[start]

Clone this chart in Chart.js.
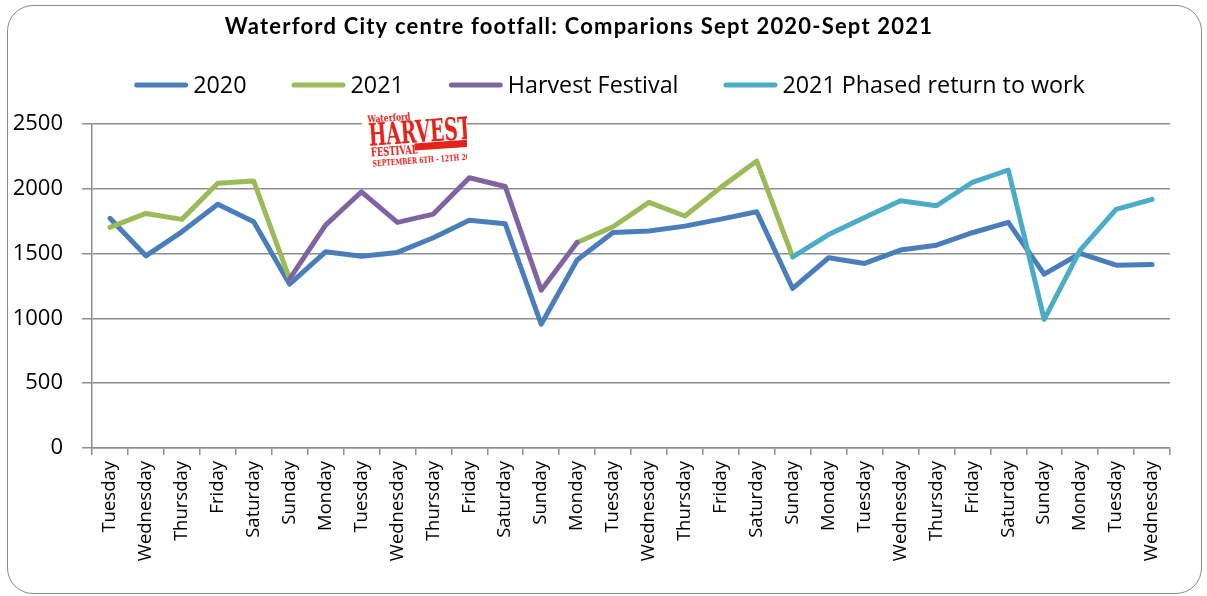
<!DOCTYPE html>
<html><head><meta charset="utf-8">
<script src="https://cdn.jsdelivr.net/npm/chart.js@4"></script>
<style>
html,body{margin:0;padding:0;background:#fff;}
body{width:1207px;height:596px;position:relative;overflow:hidden;}
canvas{position:absolute;left:0;top:0;}
#frame{position:absolute;left:7px;top:5px;width:1195px;height:589px;border:1.5px solid #8a8a8a;border-radius:26px;box-sizing:border-box;pointer-events:none;}
#logo{position:absolute;left:362px;top:108px;width:105px;height:60px;background:#fff;overflow:hidden;color:#e3241b;font-family:"DejaVu Serif Condensed","DejaVu Serif",serif;font-weight:bold;}
#logo .in{position:absolute;left:0;top:0;width:120px;height:60px;transform:rotate(-4deg);transform-origin:50% 50%;}
#logo .in div{position:absolute;white-space:nowrap;line-height:1;transform-origin:0 0;}
#logo .l1{left:7px;top:3px;font-size:10px;transform:scaleX(.85);}
#logo .l2{left:7px;top:8px;font-size:31px;transform:scaleX(.67);}
#logo .l3{left:8px;top:35px;font-size:12px;transform:scaleX(.78);}
#logo .bar{left:52px;top:35px;width:70px;height:7px;background:#e3241b;}
#logo .l4{left:9px;top:48px;font-size:8.5px;transform:scaleX(.8);}
</style></head>
<body>
<canvas id="c" width="1207" height="596"></canvas>
<div id="frame"></div>
<div id="logo"><div class="in">
  <div class="l1">Waterford</div>
  <div class="l2">HARVEST</div>
  <div class="l3">FESTIVAL</div><div class="bar"></div>
  <div class="l4">SEPTEMBER 6TH - 12TH 2021</div>
</div></div>
<script>
const chartTitle = 'Waterford City centre footfall: Comparions Sept 2020-Sept 2021';
const categories = ['Tuesday','Wednesday','Thursday','Friday','Saturday','Sunday','Monday',
  'Tuesday','Wednesday','Thursday','Friday','Saturday','Sunday','Monday',
  'Tuesday','Wednesday','Thursday','Friday','Saturday','Sunday','Monday',
  'Tuesday','Wednesday','Thursday','Friday','Saturday','Sunday','Monday','Tuesday','Wednesday'];
const seriesNames = ['2020','2021','Harvest Festival','2021 Phased return to work'];
const footfall2020 = [1772,1483,1668,1880,1745,1264,1514,1480,1509,1622,1758,1730,955,1450,
  1663,1674,1712,1766,1823,1231,1468,1424,1527,1565,1661,1741,1341,1501,1411,1416];
const footfall2021 = [1702,1810,1764,2042,2060,1305,null,null,null,null,null,null,null,
  1586,1707,1895,1790,2011,2214,1475,null,null,null,null,null,null,null,null,null,null];
const harvestFestival = [null,null,null,null,null,1305,1720,1977,1741,1805,2085,2018,1218,1586,
  null,null,null,null,null,null,null,null,null,null,null,null,null,null,null,null];
const phasedReturn = [null,null,null,null,null,null,null,null,null,null,null,null,null,null,null,null,null,null,null,
  1475,1647,1779,1908,1869,2050,2145,992,1527,1841,1918];
const yTicks = [0,500,1000,1500,2000,2500];
const colors = ['#4a7ebb','#9bbb59','#8064a2','#4bacc6'];

const headerPlugin = {
  id:'header',
  afterDraw(chart){
    const ctx = chart.ctx; ctx.save();
    // title
    ctx.font = 'bold 22px Lato';
    ctx.letterSpacing = '1.2px';
    ctx.fillStyle = '#000'; ctx.textAlign = 'center'; ctx.textBaseline = 'middle';
    ctx.fillText(chartTitle, 579, 27);
    ctx.letterSpacing = '0px';
    // legend
    ctx.font = '23.3px "Open Sans"';
    const sw = 54, gap = 5, spacing = 45, y = 85;
    const items = chart.data.datasets.map(d => ({text:d.label, color:d.borderColor, w:ctx.measureText(d.label).width}));
    const total = items.reduce((s,it)=>s+sw+gap+it.w,0) + spacing*(items.length-1);
    let x = 609.5 - total/2;
    ctx.textAlign = 'left';
    items.forEach(it => {
      ctx.strokeStyle = it.color; ctx.lineWidth = 5; ctx.lineCap = 'round';
      ctx.beginPath(); ctx.moveTo(x+2.5,y); ctx.lineTo(x+sw-2.5,y); ctx.stroke();
      ctx.fillStyle = '#000';
      ctx.fillText(it.text, x+sw+gap, y+1);
      x += sw+gap+it.w+spacing;
    });
    ctx.restore();
  }
};

function make(){
  const dsData = [footfall2020, footfall2021, harvestFestival, phasedReturn];
  const orders = [3,2,1,0];
  new Chart(document.getElementById('c'), {
    type:'line',
    data:{
      labels:categories,
      datasets: dsData.map((d,i)=>({
        label:seriesNames[i], data:d, borderColor:colors[i], backgroundColor:colors[i],
        borderWidth:5, pointRadius:0, pointHoverRadius:0, tension:0, spanGaps:false,
        borderCapStyle:'round', borderJoinStyle:'round', fill:false, order:orders[i]
      }))
    },
    plugins:[headerPlugin],
    options:{
      responsive:false, animation:false, devicePixelRatio:1,
      layout:{padding:{left:0,right:37,top:124,bottom:0}},
      plugins:{
        legend:{display:false}, tooltip:{enabled:false}, title:{display:false}
      },
      scales:{
        x:{
          type:'category', offset:true,
          grid:{display:true, offset:true, drawOnChartArea:false, drawTicks:true, tickLength:7, color:'#8e8e8e', lineWidth:1.5},
          border:{display:true, color:'#8e8e8e', width:1.5},
          ticks:{autoSkip:false, maxRotation:90, minRotation:90, padding:6, color:'#000', font:{family:'"Open Sans"', size:18.5}},
          afterFit:s=>{s.height = 148;}
        },
        y:{
          min:0, max:2500,
          afterBuildTicks:s=>{s.ticks = yTicks.map(v=>({value:v}));},
          grid:{color:'#8e8e8e', lineWidth:1.5, drawTicks:true, tickLength:10},
          border:{display:true, color:'#8e8e8e', width:1.5},
          ticks:{padding:19, color:'#000', font:{family:'"Open Sans"', size:22}, callback:v=>String(v)},
          afterFit:s=>{s.width = 92;}
        }
      }
    }
  });
}
Promise.all([
  document.fonts.load('23.3px "Open Sans"'),
  document.fonts.load('18.5px "Open Sans"'),
  document.fonts.load('bold 22px Lato')
]).then(make, make);
</script>
</body></html>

[end]

SHORT EXERCISE: Give an exact reproduction of every line, leaving out any picture.

EXERCISE RESULT:
Clone this chart in Chart.js.
<!DOCTYPE html>
<html><head><meta charset="utf-8">
<script src="https://cdn.jsdelivr.net/npm/chart.js@4"></script>
<style>
html,body{margin:0;padding:0;background:#fff;}
body{width:1207px;height:596px;position:relative;overflow:hidden;}
canvas{position:absolute;left:0;top:0;}
#frame{position:absolute;left:7px;top:5px;width:1195px;height:589px;border:1.5px solid #8a8a8a;border-radius:26px;box-sizing:border-box;pointer-events:none;}
#logo{position:absolute;left:362px;top:108px;width:105px;height:60px;background:#fff;overflow:hidden;color:#e3241b;font-family:"DejaVu Serif Condensed","DejaVu Serif",serif;font-weight:bold;}
#logo .in{position:absolute;left:0;top:0;width:120px;height:60px;transform:rotate(-4deg);transform-origin:50% 50%;}
#logo .in div{position:absolute;white-space:nowrap;line-height:1;transform-origin:0 0;}
#logo .l1{left:7px;top:3px;font-size:10px;transform:scaleX(.85);}
#logo .l2{left:7px;top:8px;font-size:31px;transform:scaleX(.67);}
#logo .l3{left:8px;top:35px;font-size:12px;transform:scaleX(.78);}
#logo .bar{left:52px;top:35px;width:70px;height:7px;background:#e3241b;}
#logo .l4{left:9px;top:48px;font-size:8.5px;transform:scaleX(.8);}
</style></head>
<body>
<canvas id="c" width="1207" height="596"></canvas>
<div id="frame"></div>
<div id="logo"><div class="in">
  <div class="l1">Waterford</div>
  <div class="l2">HARVEST</div>
  <div class="l3">FESTIVAL</div><div class="bar"></div>
  <div class="l4">SEPTEMBER 6TH - 12TH 2021</div>
</div></div>
<script>
const chartTitle = 'Waterford City centre footfall: Comparions Sept 2020-Sept 2021';
const categories = ['Tuesday','Wednesday','Thursday','Friday','Saturday','Sunday','Monday',
  'Tuesday','Wednesday','Thursday','Friday','Saturday','Sunday','Monday',
  'Tuesday','Wednesday','Thursday','Friday','Saturday','Sunday','Monday',
  'Tuesday','Wednesday','Thursday','Friday','Saturday','Sunday','Monday','Tuesday','Wednesday'];
const seriesNames = ['2020','2021','Harvest Festival','2021 Phased return to work'];
const footfall2020 = [1772,1483,1668,1880,1745,1264,1514,1480,1509,1622,1758,1730,955,1450,
  1663,1674,1712,1766,1823,1231,1468,1424,1527,1565,1661,1741,1341,1501,1411,1416];
const footfall2021 = [1702,1810,1764,2042,2060,1305,null,null,null,null,null,null,null,
  1586,1707,1895,1790,2011,2214,1475,null,null,null,null,null,null,null,null,null,null];
const harvestFestival = [null,null,null,null,null,1305,1720,1977,1741,1805,2085,2018,1218,1586,
  null,null,null,null,null,null,null,null,null,null,null,null,null,null,null,null];
const phasedReturn = [null,null,null,null,null,null,null,null,null,null,null,null,null,null,null,null,null,null,null,
  1475,1647,1779,1908,1869,2050,2145,992,1527,1841,1918];
const yTicks = [0,500,1000,1500,2000,2500];
const colors = ['#4a7ebb','#9bbb59','#8064a2','#4bacc6'];

const headerPlugin = {
  id:'header',
  afterDraw(chart){
    const ctx = chart.ctx; ctx.save();
    // title
    ctx.font = 'bold 22px Lato';
    ctx.letterSpacing = '1.2px';
    ctx.fillStyle = '#000'; ctx.textAlign = 'center'; ctx.textBaseline = 'middle';
    ctx.fillText(chartTitle, 579, 27);
    ctx.letterSpacing = '0px';
    // legend
    ctx.font = '23.3px "Open Sans"';
    const sw = 54, gap = 5, spacing = 45, y = 85;
    const items = chart.data.datasets.map(d => ({text:d.label, color:d.borderColor, w:ctx.measureText(d.label).width}));
    const total = items.reduce((s,it)=>s+sw+gap+it.w,0) + spacing*(items.length-1);
    let x = 609.5 - total/2;
    ctx.textAlign = 'left';
    items.forEach(it => {
      ctx.strokeStyle = it.color; ctx.lineWidth = 5; ctx.lineCap = 'round';
      ctx.beginPath(); ctx.moveTo(x+2.5,y); ctx.lineTo(x+sw-2.5,y); ctx.stroke();
      ctx.fillStyle = '#000';
      ctx.fillText(it.text, x+sw+gap, y+1);
      x += sw+gap+it.w+spacing;
    });
    ctx.restore();
  }
};

function make(){
  const dsData = [footfall2020, footfall2021, harvestFestival, phasedReturn];
  const orders = [3,2,1,0];
  new Chart(document.getElementById('c'), {
    type:'line',
    data:{
      labels:categories,
      datasets: dsData.map((d,i)=>({
        label:seriesNames[i], data:d, borderColor:colors[i], backgroundColor:colors[i],
        borderWidth:5, pointRadius:0, pointHoverRadius:0, tension:0, spanGaps:false,
        borderCapStyle:'round', borderJoinStyle:'round', fill:false, order:orders[i]
      }))
    },
    plugins:[headerPlugin],
    options:{
      responsive:false, animation:false, devicePixelRatio:1,
      layout:{padding:{left:0,right:37,top:124,bottom:0}},
      plugins:{
        legend:{display:false}, tooltip:{enabled:false}, title:{display:false}
      },
      scales:{
        x:{
          type:'category', offset:true,
          grid:{display:true, offset:true, drawOnChartArea:false, drawTicks:true, tickLength:7, color:'#8e8e8e', lineWidth:1.5},
          border:{display:true, color:'#8e8e8e', width:1.5},
          ticks:{autoSkip:false, maxRotation:90, minRotation:90, padding:6, color:'#000', font:{family:'"Open Sans"', size:18.5}},
          afterFit:s=>{s.height = 148;}
        },
        y:{
          min:0, max:2500,
          afterBuildTicks:s=>{s.ticks = yTicks.map(v=>({value:v}));},
          grid:{color:'#8e8e8e', lineWidth:1.5, drawTicks:true, tickLength:10},
          border:{display:true, color:'#8e8e8e', width:1.5},
          ticks:{padding:19, color:'#000', font:{family:'"Open Sans"', size:22}, callback:v=>String(v)},
          afterFit:s=>{s.width = 92;}
        }
      }
    }
  });
}
Promise.all([
  document.fonts.load('23.3px "Open Sans"'),
  document.fonts.load('18.5px "Open Sans"'),
  document.fonts.load('bold 22px Lato')
]).then(make, make);
</script>
</body></html>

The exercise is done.